The stats that I read this morning about cp vaccine. 50 to 100 deaths per year, adults count for over half, yet they only count for 2% of the cp cases. In my opinion GETTING the CP may be the best option. I know all about Shingles, a person close to me gets them from time to time and she finds it very uncomfortable. But, people die when they get CP as adults (at a much, much higher rate than children)
The arguments on using the vaccine to give immunity to children are mostly of the cash type. It costs billions of lost wages for a parent to take a week off of work. But, once we begin using the vaccine for CP, it becomes more and more important that we not have outbreaks. The vaccine gives 70% of those who take it immunity (and it is a live vaccine, so some will actually develop it from the vaccine, and they will have it for life at the levels discussed above). So we will have a percentage of adults who don't have immunity as the years go by. There is no risk for Liam and myself to have vaccinated children, we both have immunity due to catching it as children. But, if we immunized our 5 children, one probably won't have immunity. If that one is exposed as an adult to even one child who has cp (the virus), then my adult child has a good chance of developing cp and of being very very ill.
I think that society has made a mistake in vaccinating against this disease for primarily financial reasons. In fifty or so years, we might see increasing cases of adults getting cp.Then mortality will be much higher than 50 per year.

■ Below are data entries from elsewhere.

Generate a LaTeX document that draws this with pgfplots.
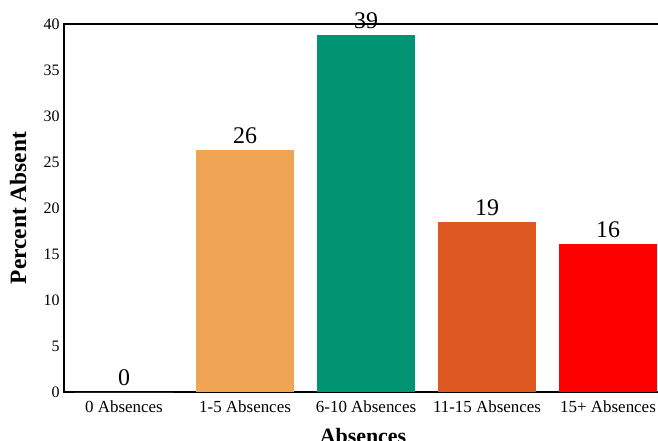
\documentclass[border=0pt]{standalone}
\usepackage{fontspec}
\setmainfont{Liberation Serif}
\usepackage{pgfplots}
\pgfplotsset{compat=1.18}
\definecolor{cOrange}{RGB}{240,165,85}
\definecolor{cGreen}{RGB}{0,148,115}
\definecolor{cDark}{RGB}{221,89,33}
\definecolor{cRed}{RGB}{255,0,0}
\begin{document}
\begin{tikzpicture}
\begin{axis}[
  scale only axis,
  width=598bp, height=368bp,
  xmin=-0.496, xmax=4.446,
  ymin=0, ymax=40,
  ytick={0,5,...,40},
  xtick={0,1,2,3,4},
  xticklabels={0 Absences,1-5 Absences,6-10 Absences,11-15 Absences,15+ Absences},
  /pgf/number format/assume math mode=true,
  yticklabel style={font=\fontsize{16}{18}\selectfont, xshift=-1bp},
  xticklabel style={font=\fontsize{17}{19}\selectfont, yshift=-5bp},
  major tick length=0pt,
  axis line style={line width=1.6pt},
  ylabel={\textbf{Percent Absent}},
  xlabel={\textbf{Absences}},
  ylabel style={font=\fontsize{23.5}{25}\selectfont, at={(rel axis cs:0,0.5)}, yshift=46bp, anchor=center},
  xlabel style={font=\fontsize{22}{24}\selectfont, at={(rel axis cs:0.5,0)}, yshift=-44bp, anchor=center},
  ybar, bar width=0.812, bar shift=0pt,
  nodes near coords={\pgfmathprintnumber[fixed,precision=0]{\pgfplotspointmeta}},
  nodes near coords style={font=\fontsize{24}{26}\selectfont, black, inner sep=0bp, yshift=6bp},
  clip=false,
]
\addplot[fill=white, draw=none] coordinates {(0,0)};
\addplot[fill=cOrange, draw=none] coordinates {(1,26.3)};
\addplot[fill=cGreen, draw=none] coordinates {(2,38.8)};
\addplot[fill=cDark, draw=none] coordinates {(3,18.5)};
\addplot[fill=cRed, draw=none] coordinates {(4,16.1)};
\coordinate (bl) at (rel axis cs:0,0);
\end{axis}
\pgfresetboundingbox
\path ([shift={(-64bp,-49bp)}]bl) rectangle ([shift={(594bp,392bp)}]bl);
\end{tikzpicture}
\end{document}
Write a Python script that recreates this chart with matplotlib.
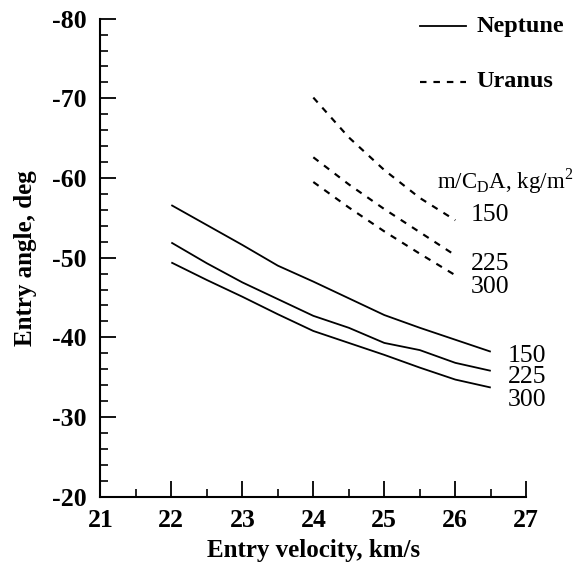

Tuesday, August 30, 2005 4:52:00 PM

 
Blogger Ross said...

Everything I have read says that if you did not have actual chicken pox, you cannot get shingles. Therefore a non-immune adult who never had chicken pox when exposed to the virus will develop chicken pox, not shingles. Of course if the adult survives the adult chicken pox case they then would be just as at risk for shingles as someone who had chicken pox as a child.

I am weighing your arguments in my mind; you may have changed my mind. However, as a childless person who had chicken pox as a child (twice!), I have effectively no stake in this argument and my opinion should not carry any weight.